What made “Captain America: Winter Soldier” such an astonishingly good action film is that at a time when Marvel movies keep getting bigger, the Russo brothers dared to think small. Long stretches of the film are a nimble two-hander, giving Chris Evans and Scarlett Johansson some of their finest material to date. (It’s also the only time Black Widow has felt like a human person, rather than a narrative afterthought in a skin-tight leather suit.) The taut film took its cues from paranoid political thrillers of the 1970s, including “The China Syndrome” and “Three Days of the Condor.” It wasn’t happenstance, after all, that “Winter Soldier” co-starred Robert Redford, who appeared in the latter.

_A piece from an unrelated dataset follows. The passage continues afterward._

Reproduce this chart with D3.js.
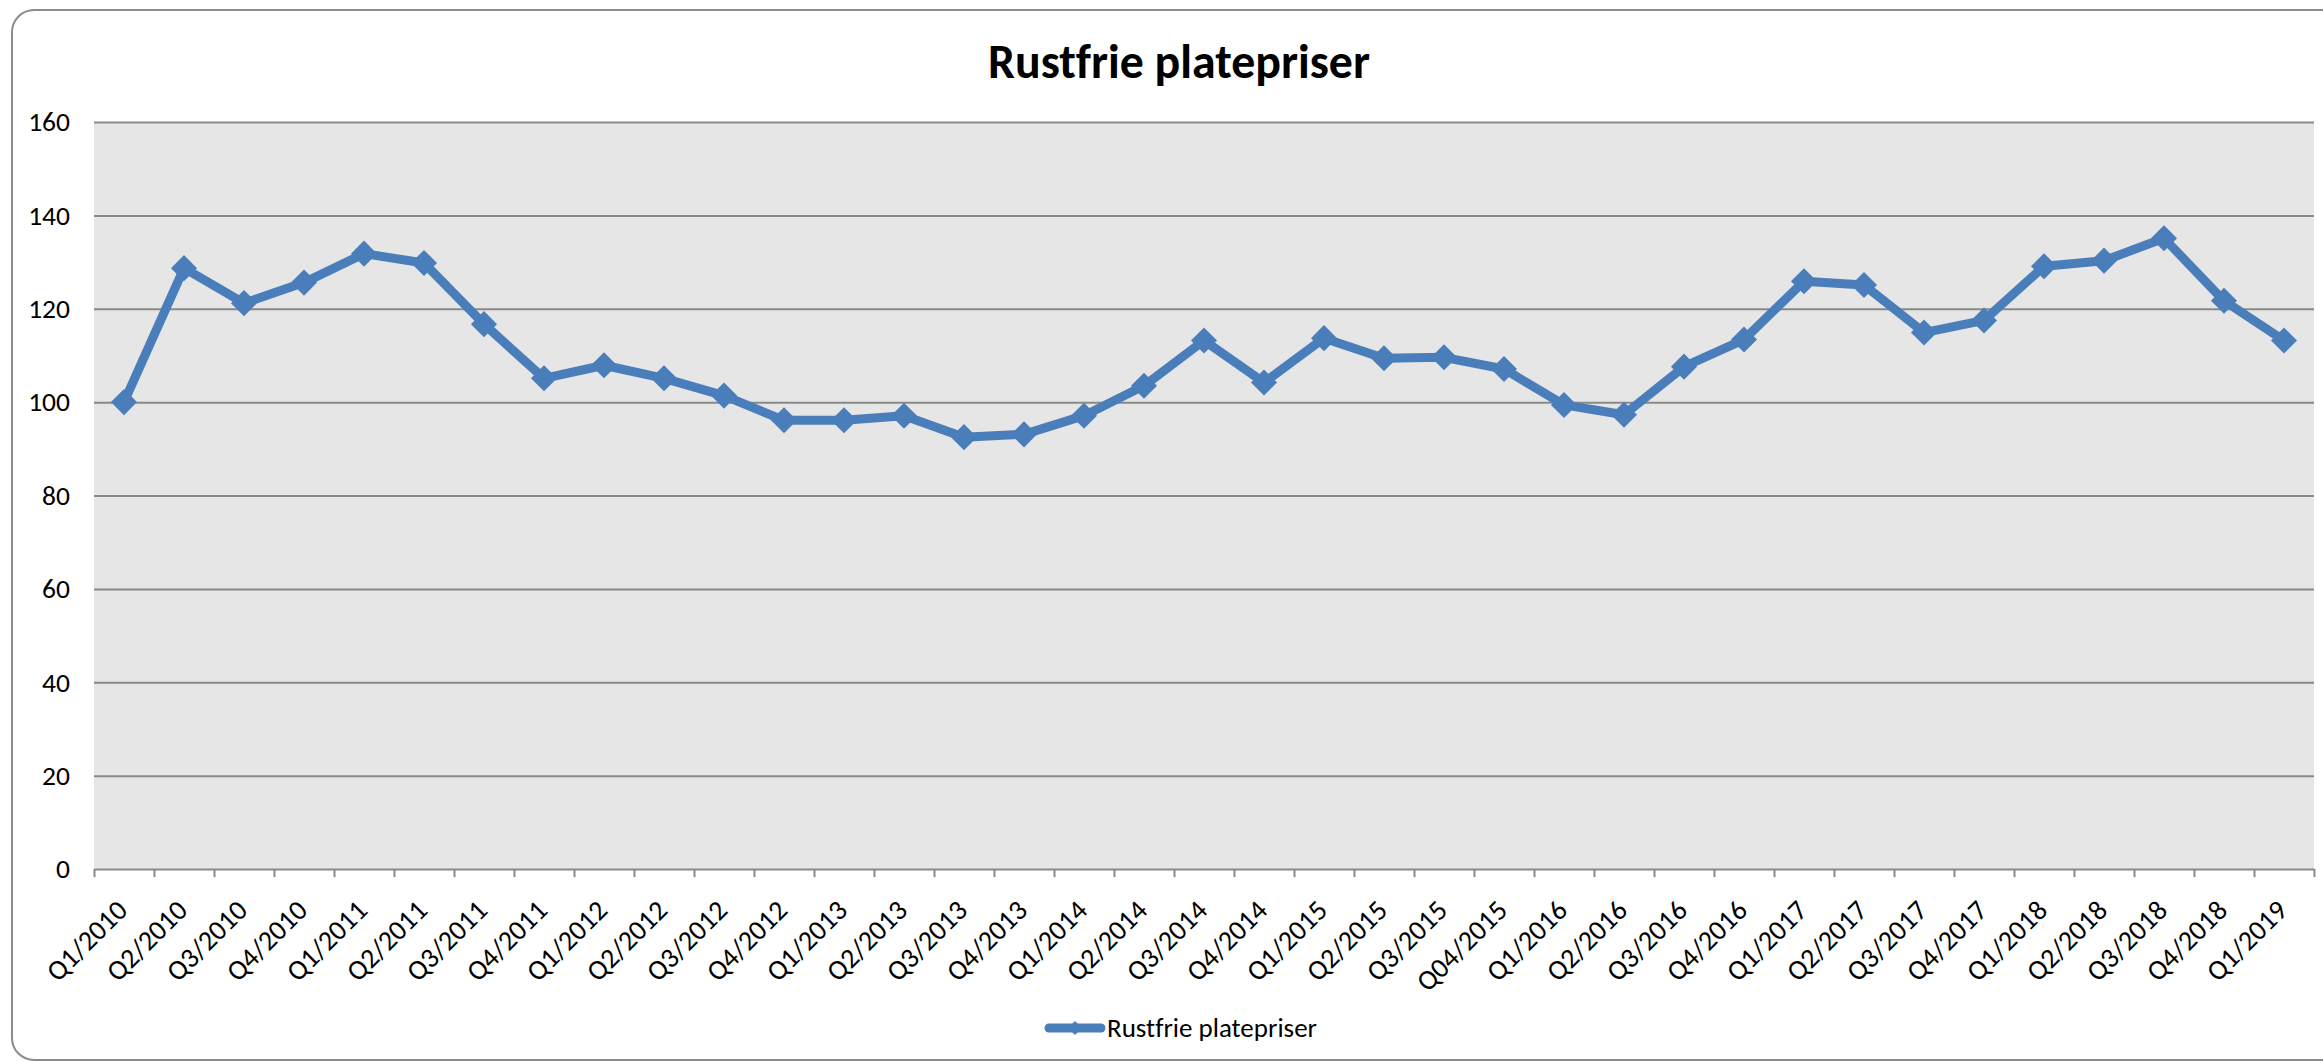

The “Captain America” sequel is perhaps the closest thing that Marvel will see to a true auteurist vision, as the studio continues to move away from the singular to the focus-grouped. Their loss could be DC’s gain. After Patty Jenkins was dropped from “Thor 2,” the director—who helped Charlize Theron win an Oscar for “Monster”—found her way to “Wonder Woman.” Slated for release in 2017, the long-gestating film will finally give Diana Prince the franchise she deserves. Gal Gadot, who is set to fly the superhero’s invisible plane, was a standout in the rancid dumpster fire that was “Batman v Superman,” despite the actress’ limited screentime.

Audiences will have to wait another year to see if Warner Bros. learned anything from its brand synergy facepalm, which amounted to two terrible movies for the price of one. But in the meantime, there’s hope the studio could do right by Bruce Wayne and Clark Kent in the future. Ben Affleck has reportedly written the script for the WB’s attempt to relaunch the Batman franchise, and the actor has certainly proven himself a force to be reckoned with behind the camera. He co-wrote the screenplays to the acclaimed genre films “The Town” and “Gone Baby Gone,” while directing “Argo” to a Best Picture trophy. Affleck will also sit in the executive producer’s chair on “Justice League.”


DC and Warner Bros. have a long way to go in crafting a cinematic universe to rival the empire Marvel has amassed. But for now, they appear to doing the one thing the MCU never has: giving talented directors the creative freedom to help them build it.